Lenovo's PC, smartphone and tablet sectors

In his meta-analysis of the Android-iOS landscape, Benedict Evans estimated that there are 150m-200m Google Android tablets in use, and perhaps another 200m “naked Android” (no Google services) in China. For comparison, he reckons there are about 250m active iPads, of varying sizes.

The key difference is that Apple’s iPad sells for way more than Lenovo’s (or Samsung’s). The ASP for all iPads in the latest quarter was $490, and it has never fallen below $400. Sure, you can argue that the iPad is overpriced, but you can also expect that as long as it keeps selling, Apple will get the profit it needs to encourage it to keep going.

The other point: if you can can’t make a profit selling tablets, you won’t be able to improve them, or market them seriously.

Compare that with Apple’s efforts, where its True Tone screen (on the 9.7in iPad Pro) is likely – certain, really – to come to the new iPhones later this year. But in the tablets first. Lenovo can push – but only because it has the PC division. The tablets, have been dragging it down.

And finally..

There’s a nice coda. In its latest results, Lenovo says “Tablet: profitable with double-digit growth premium to the market”. Looking back, it has never before said that tablets were profitable; it’s done lots of talking about growth and position, but not profit. We can’t see how profitable, though, because we don’t have those comparative numbers as we did before.

The other coda: you can work out the tablet revenues and profits by using the pre- and post-split numbers from the smartphone division. But they come out different. Via the smartphone division, revenues come out as $1,231m v $1,150m via the PC division; operating profit comes out as -662m from the smartphone numbers, v -33m from the PC numbers.
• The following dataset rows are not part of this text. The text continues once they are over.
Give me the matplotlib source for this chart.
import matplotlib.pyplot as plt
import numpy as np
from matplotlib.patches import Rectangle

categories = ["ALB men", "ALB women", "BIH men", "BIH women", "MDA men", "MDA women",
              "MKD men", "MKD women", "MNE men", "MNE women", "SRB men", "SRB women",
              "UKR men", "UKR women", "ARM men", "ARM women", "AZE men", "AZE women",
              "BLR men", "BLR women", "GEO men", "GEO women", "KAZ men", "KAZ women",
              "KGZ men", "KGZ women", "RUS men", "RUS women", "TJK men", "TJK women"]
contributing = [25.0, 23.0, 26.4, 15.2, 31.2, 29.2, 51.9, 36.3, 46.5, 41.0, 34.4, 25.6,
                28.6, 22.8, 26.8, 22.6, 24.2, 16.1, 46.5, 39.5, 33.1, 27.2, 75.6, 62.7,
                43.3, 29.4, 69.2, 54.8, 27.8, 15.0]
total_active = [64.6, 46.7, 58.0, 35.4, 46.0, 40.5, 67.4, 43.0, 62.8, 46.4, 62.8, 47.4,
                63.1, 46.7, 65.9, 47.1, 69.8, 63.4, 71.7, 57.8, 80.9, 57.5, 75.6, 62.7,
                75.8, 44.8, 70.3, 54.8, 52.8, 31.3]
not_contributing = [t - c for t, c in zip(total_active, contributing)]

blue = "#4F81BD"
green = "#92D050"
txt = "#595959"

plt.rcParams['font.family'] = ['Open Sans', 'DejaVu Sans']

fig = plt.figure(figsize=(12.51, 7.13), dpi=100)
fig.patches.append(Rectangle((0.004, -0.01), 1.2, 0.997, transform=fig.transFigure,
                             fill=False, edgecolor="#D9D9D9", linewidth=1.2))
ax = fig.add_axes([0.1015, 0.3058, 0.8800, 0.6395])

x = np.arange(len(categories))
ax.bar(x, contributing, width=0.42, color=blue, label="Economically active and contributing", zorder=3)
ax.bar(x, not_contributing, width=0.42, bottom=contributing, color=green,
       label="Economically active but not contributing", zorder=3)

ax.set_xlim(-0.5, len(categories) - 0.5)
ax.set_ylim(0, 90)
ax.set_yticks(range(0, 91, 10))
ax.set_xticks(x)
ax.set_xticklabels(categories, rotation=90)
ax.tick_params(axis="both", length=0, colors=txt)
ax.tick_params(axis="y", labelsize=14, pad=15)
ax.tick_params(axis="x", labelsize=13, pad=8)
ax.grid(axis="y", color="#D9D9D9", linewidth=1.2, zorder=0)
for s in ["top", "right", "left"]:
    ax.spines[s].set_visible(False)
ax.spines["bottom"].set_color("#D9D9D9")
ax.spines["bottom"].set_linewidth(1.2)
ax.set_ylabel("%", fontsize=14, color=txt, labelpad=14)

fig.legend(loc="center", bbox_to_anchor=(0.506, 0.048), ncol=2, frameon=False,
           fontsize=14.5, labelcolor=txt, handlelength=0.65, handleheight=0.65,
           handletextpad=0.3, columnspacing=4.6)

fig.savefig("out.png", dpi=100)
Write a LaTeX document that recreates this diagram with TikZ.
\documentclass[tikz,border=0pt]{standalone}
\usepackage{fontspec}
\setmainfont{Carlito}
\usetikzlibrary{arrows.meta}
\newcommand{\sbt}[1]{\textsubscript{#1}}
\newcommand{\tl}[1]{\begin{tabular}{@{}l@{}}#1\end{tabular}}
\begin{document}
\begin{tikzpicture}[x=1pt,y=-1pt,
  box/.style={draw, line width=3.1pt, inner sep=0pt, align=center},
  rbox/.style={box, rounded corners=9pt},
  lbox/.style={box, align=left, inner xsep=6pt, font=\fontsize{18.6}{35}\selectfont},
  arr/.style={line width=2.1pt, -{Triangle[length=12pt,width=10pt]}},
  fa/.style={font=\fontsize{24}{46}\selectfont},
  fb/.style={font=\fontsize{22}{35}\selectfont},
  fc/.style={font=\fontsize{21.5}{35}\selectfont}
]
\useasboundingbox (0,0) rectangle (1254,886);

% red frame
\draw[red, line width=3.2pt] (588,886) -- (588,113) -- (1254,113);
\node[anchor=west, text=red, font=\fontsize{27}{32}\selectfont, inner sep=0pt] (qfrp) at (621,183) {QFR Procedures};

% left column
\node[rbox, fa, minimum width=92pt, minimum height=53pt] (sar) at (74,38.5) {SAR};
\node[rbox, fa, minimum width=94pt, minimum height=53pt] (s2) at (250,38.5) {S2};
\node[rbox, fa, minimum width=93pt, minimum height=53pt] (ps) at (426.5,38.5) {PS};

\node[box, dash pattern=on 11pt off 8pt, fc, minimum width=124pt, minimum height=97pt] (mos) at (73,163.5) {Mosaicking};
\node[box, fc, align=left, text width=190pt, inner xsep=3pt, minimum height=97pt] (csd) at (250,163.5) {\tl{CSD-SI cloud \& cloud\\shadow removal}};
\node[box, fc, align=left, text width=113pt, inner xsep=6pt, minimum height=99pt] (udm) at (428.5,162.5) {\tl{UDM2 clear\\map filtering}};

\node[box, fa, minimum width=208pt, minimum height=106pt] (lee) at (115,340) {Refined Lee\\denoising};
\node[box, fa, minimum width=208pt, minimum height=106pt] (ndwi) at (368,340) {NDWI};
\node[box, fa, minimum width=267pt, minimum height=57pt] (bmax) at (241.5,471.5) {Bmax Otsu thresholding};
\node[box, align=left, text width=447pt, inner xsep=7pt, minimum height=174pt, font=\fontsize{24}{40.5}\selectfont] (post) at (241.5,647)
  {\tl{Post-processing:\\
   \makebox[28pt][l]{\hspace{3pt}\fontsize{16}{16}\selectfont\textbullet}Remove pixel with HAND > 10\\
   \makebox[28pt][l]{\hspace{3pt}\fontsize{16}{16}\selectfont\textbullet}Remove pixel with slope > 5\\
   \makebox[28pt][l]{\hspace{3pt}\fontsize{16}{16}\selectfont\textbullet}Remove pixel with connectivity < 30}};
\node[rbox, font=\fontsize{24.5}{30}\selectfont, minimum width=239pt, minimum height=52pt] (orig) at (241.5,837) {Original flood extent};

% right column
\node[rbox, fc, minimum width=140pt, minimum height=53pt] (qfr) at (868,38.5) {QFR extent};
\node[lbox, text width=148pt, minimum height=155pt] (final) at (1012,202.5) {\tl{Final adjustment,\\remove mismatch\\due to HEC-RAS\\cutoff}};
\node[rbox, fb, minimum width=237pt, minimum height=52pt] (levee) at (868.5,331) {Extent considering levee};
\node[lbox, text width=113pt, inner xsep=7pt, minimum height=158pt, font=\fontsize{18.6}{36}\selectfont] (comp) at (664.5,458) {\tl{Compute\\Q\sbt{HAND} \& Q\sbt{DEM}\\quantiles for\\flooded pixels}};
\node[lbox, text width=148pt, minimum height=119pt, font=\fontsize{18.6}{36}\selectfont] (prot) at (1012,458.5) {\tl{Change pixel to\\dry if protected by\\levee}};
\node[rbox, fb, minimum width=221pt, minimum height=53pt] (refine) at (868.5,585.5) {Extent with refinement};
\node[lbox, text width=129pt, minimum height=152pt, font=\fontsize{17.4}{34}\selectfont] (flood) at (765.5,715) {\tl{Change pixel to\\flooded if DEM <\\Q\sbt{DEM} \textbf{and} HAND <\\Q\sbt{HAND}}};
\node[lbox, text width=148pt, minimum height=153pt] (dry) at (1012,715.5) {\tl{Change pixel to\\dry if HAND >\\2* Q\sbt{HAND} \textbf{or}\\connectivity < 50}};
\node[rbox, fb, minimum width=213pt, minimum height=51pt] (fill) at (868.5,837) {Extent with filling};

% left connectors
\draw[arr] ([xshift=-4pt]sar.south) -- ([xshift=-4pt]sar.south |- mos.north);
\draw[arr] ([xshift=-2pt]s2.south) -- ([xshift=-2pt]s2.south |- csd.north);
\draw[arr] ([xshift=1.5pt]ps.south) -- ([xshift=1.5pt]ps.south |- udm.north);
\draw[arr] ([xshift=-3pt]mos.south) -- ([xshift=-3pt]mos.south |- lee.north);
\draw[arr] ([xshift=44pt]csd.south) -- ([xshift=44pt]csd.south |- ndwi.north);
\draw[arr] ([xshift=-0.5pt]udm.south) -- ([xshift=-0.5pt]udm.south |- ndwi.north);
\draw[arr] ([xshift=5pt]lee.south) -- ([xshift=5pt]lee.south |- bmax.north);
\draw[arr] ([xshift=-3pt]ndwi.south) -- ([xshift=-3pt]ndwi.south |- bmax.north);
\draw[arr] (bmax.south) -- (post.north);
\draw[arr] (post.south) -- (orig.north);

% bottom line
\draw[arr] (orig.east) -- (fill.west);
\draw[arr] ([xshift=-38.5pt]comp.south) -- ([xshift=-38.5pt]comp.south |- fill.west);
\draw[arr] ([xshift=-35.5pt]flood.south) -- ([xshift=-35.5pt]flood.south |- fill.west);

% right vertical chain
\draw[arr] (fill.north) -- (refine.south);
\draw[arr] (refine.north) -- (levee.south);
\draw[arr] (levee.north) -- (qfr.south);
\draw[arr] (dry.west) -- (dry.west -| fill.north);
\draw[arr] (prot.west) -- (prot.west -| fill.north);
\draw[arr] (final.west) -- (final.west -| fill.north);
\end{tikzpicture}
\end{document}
But I’ve gone with the PC figures, because there are all sorts of writeoffs – inventory, restructuring, redundancy, acquisition of Motorola – in the smartphone numbers which confuse things hugely. There are no such in the PC division numbers, so I’ve gone with them.

(Update: corrected typo of “if you can’t make a profit selling tablets..”)

Bigger update: a week after this appeared, Digitimes had two stories on the squeeze in the tablet market. The first noted that in 2Q 2016, the tablet market shrank again, to 40m units:

Among the three major camps [Apple, brand OEMs and cheap “white box” vendors], white box players performed the weakest in the second quarter. With more large-size independent design houses (IDH) quitting the market plus shortages of components including panels, memory and processors, white-box players saw their combined shipments drop to a new low at 13.8m units in the second quarter.

Non-Apple first-tier vendors’ inexpensive tablets were mostly released in the second quarter, but combined shipments were down 7.1% sequentially to reach only 16.98m units as product differentiation, number of models, and price competitiveness were all inferior to in 2015.

And then there was the news you might expect, of both brand names and white box vendors pulling out:

Asustek Computer and Acer have turned to focus more on niche applications, while Micro-Start International (MSI) has already phased out of the business and to focus mainly on gaming PC product lines. China-based white-box players that have joined Intel’s China Technology Ecosystem (CTE), have also mostly stopped pushing tablet products.

Dropping demand is expected to cause Asustek’s tablet shipments to fall below three million units in 2016, according to sources from the upstream supply chain, leaving Apple the only player that is still able to achieve strong profits from the tablet sector.

That’s pretty stark. (Note that the Digitimes stories go behind a paywall after a few days, if you’re coming to this late.)

Asus, you’ll recall, made the Nexus 7, which was probably the best-selling Android tablet ever – Sameer Singh estimated it at around 6m-8m units in 2012.

But a lot of the companies that jumped into the market thought that tablets would be like smartphones – updated every year, or perhaps every two. Turned out they were all wrong, including Apple; the sales cycle looks more like three or even four years, much closer to a PC. (The iPad 2, from 2011, is still widely used.) After the boom in 2012, the tablet bust has been abrupt – and only those with the manufacturing and financial muscle have been able to stay the course.